Et, à l’évocation de son changement de dimension, Frédéric Merlin répond par une formule : « On devient crédible ». Le deal des Galeries Lafayette en est effectivement la preuve. Car cela veut dire que le Lyonnais est désormais un acteur reconnu au niveau national, car, comme le souligne l’un de ses proches, le dossier présenté par une banque d’affaires « n’est pas arrivé par hasard sur son bureau ». Ensuite, cela démontre une nouvelle fois que le tout juste trentenaire sait vraiment bien y faire, car la famille Moulin à la tête des Galeries Lafayette n’aurait pas cédé les murs de ses magasins ni partagé la gestion avec n’importe qui.
« Frédéric Merlin va trop vite pour le commun des mortels, mais il ne fait pas partie du commun des mortels. Quand on parle de lui, il ne faut pas mettre de limites »

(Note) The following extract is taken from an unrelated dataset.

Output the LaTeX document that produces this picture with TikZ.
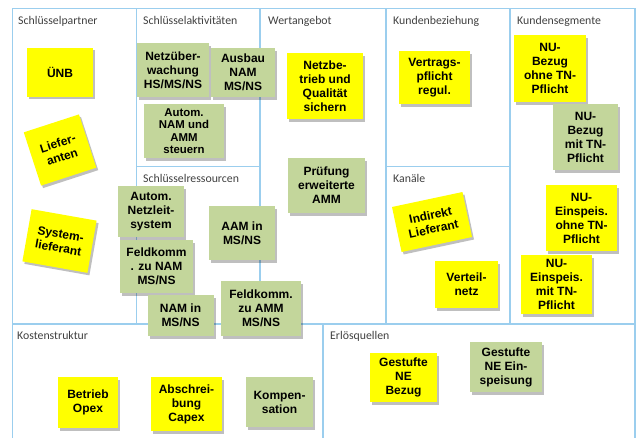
\documentclass[tikz,border=0pt]{standalone}
\usepackage{fontspec}
\setmainfont{Liberation Sans}
\newfontfamily\titlefont{Carlito}
\usetikzlibrary{shadows}
\definecolor{gridblue}{RGB}{155,206,238}
\definecolor{noteyellow}{RGB}{255,255,0}
\definecolor{notegreen}{RGB}{195,214,155}
\definecolor{titlegrey}{RGB}{64,64,64}
\tikzset{
  grid/.style={draw=gridblue, line width=1.4pt},
  note/.style={inner sep=0pt, align=center, font=\fontsize{12}{14}\selectfont\bfseries,
    drop shadow={shadow xshift=2pt, shadow yshift=-2.5pt, fill=black, opacity=0.25}},
  yel/.style={note, fill=noteyellow},
  grn/.style={note, fill=notegreen},
  ttl/.style={anchor=base west, inner sep=0pt, text=titlegrey, font=\titlefont\fontsize{11.8}{13}\selectfont},
}
\begin{document}
\begin{tikzpicture}[x=1pt,y=-1pt]
\useasboundingbox (0,0) rectangle (636,437);
% grid
\draw[grid] (12.5,445) -- (12.5,8.5) -- (635,8.5) -- (635,445);
\draw[grid] (12.5,324) -- (635,324);
\draw[grid] (136.5,8.5) -- (136.5,324);
\draw[grid] (260,8.5) -- (260,324);
\draw[grid] (386,8.5) -- (386,324);
\draw[grid] (510,8.5) -- (510,324);
\draw[grid] (136.5,166.5) -- (260,166.5);
\draw[grid] (386,166.5) -- (510,166.5);
\draw[grid] (323,324) -- (323,445);
% titles
\node[ttl] (t1) at (18,24) {Schlüsselpartner};
\node[ttl] (t2) at (143,24) {Schlüsselaktivitäten};
\node[ttl] (t3) at (268,24) {Wertangebot};
\node[ttl] (t4) at (393,24) {Kundenbeziehung};
\node[ttl] (t5) at (517,24) {Kundensegmente};
\node[ttl] (t6) at (143,182) {Schlüsselressourcen};
\node[ttl] (t7) at (393,182) {Kanäle};
\node[ttl] (t8) at (17,339) {Kostenstruktur};
\node[ttl] (t9) at (330,339) {Erlösquellen};
% Schlüsselpartner
\node[yel, minimum width=66pt, minimum height=49pt] (unb) at (60,72) {ÜNB};
\node[yel, minimum width=58pt, minimum height=56pt, rotate=18] (lief) at (60,150) {Liefer-\\anten};
\node[yel, minimum width=66pt, minimum height=53pt, rotate=-10] (sysl) at (59.5,241) {System-\\lieferant};
% Schlüsselaktivitäten
\node[grn, minimum width=72pt, minimum height=54pt] (netz) at (173,70) {Netzüber-\\wachung\\HS/MS/NS};
\node[grn, minimum width=64pt, minimum height=49pt] (ausb) at (243,72.5) {Ausbau\\NAM\\MS/NS};
\node[grn, minimum width=80pt, minimum height=54pt, font=\fontsize{11.4}{12.5}\selectfont\bfseries] (auto) at (184,131) {Autom.\\NAM und\\AMM\\steuern};
% Schlüsselressourcen
\node[grn, minimum width=66pt, minimum height=51pt] (anls) at (151,211.5) {Autom.\\Netzleit-\\system};
\node[grn, minimum width=73pt, minimum height=53pt] (fnam) at (156.5,266.5) {Feldkomm\\. zu NAM\\MS/NS};
\node[grn, minimum width=66pt, minimum height=54pt] (aam) at (242,233) {AAM in\\MS/NS};
\node[grn, minimum width=66pt, minimum height=41pt] (nam) at (180.5,315.5) {NAM in\\MS/NS};
\node[grn, minimum width=80pt, minimum height=55pt] (famm) at (261,308.5) {Feldkomm.\\zu AMM\\MS/NS};
% Wertangebot
\node[yel, minimum width=76pt, minimum height=66pt] (nbq) at (325,86) {Netzbe-\\trieb und\\Qualität\\sichern};
\node[grn, minimum width=77pt, minimum height=55pt] (pruf) at (326.5,185.5) {Prüfung\\erweiterte\\AMM};
% Kundenbeziehung
\node[yel, minimum width=71pt, minimum height=53pt] (vert) at (434.5,77.5) {Vertrags-\\pflicht\\regul.};
% Kanäle
\node[yel, minimum width=72pt, minimum height=46pt, rotate=12] (indl) at (432,222) {Indirekt\\Lieferant};
\node[yel, minimum width=63pt, minimum height=47pt] (vnet) at (466.5,284.5) {Verteil-\\netz};
% Kundensegmente
\node[yel, minimum width=72pt, minimum height=67pt] (nbo) at (550,68.5) {NU-\\Bezug\\ohne TN-\\Pflicht};
\node[grn, minimum width=65pt, minimum height=66pt] (nbm) at (585.5,137) {NU-\\Bezug\\mit TN-\\Pflicht};
\node[yel, minimum width=71pt, minimum height=66pt] (neo) at (581.5,218) {NU-\\Einspeis.\\ohne TN-\\Pflicht};
\node[yel, minimum width=71pt, minimum height=59pt] (nem) at (556.5,284.5) {NU-\\Einspeis.\\mit TN-\\Pflicht};
% Kostenstruktur
\node[yel, minimum width=60pt, minimum height=51pt] (opex) at (88,402.5) {Betrieb\\Opex};
\node[yel, minimum width=71pt, minimum height=54pt] (capx) at (186.5,404) {Abschrei-\\bung\\Capex};
\node[grn, minimum width=67pt, minimum height=50pt] (komp) at (279.5,402) {Kompen-\\sation};
% Erlösquellen
\node[yel, minimum width=67pt, minimum height=49pt] (gnb) at (403.5,377.5) {Gestufte\\NE\\Bezug};
\node[grn, minimum width=72pt, minimum height=50pt] (gne) at (506,367) {Gestufte\\NE Ein-\\speisung};
\end{tikzpicture}
\end{document}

Il fallait des gages de confiance, et plusieurs repreneurs étaient sur les rangs. « Mais nous avons vite trouvé des valeurs communes avec la famille historique », rapporte Frédéric Merlin, qui dit avoir désormais « toutes les cartes en main » pour faire de la Société des grands magasins « l’un des premiers acteurs de province ». Ceux qui le côtoient n’en doutent pas. « Je n’y aurais pas cru si on m’avait dit il y a trois ans qu’il reprendrait sept Galeries Lafayette, reprend le directeur des opérations, Karl Cottendin. Frédéric est surprenant, avec lui on n’est jamais à l’abri de nouvelles idées à développer. Je ne vois pas de limites à ce qu’il peut aller chercher…»
D’autres font presque amende honorable, à l’image de Romain Rossero. « Moi aussi, j’ai pensé au début qu’il faisait n’importe quoi en rachetant ces centres commerciaux. Mais en fait non… Fred va trop vite pour le commun des mortels, mais il ne fait pas partie du commun des mortels. Quand on parle de lui, il ne faut pas mettre de limites. » Et cela tombe bien, Frédéric Merlin non plus ne semble pas se mettre de limites.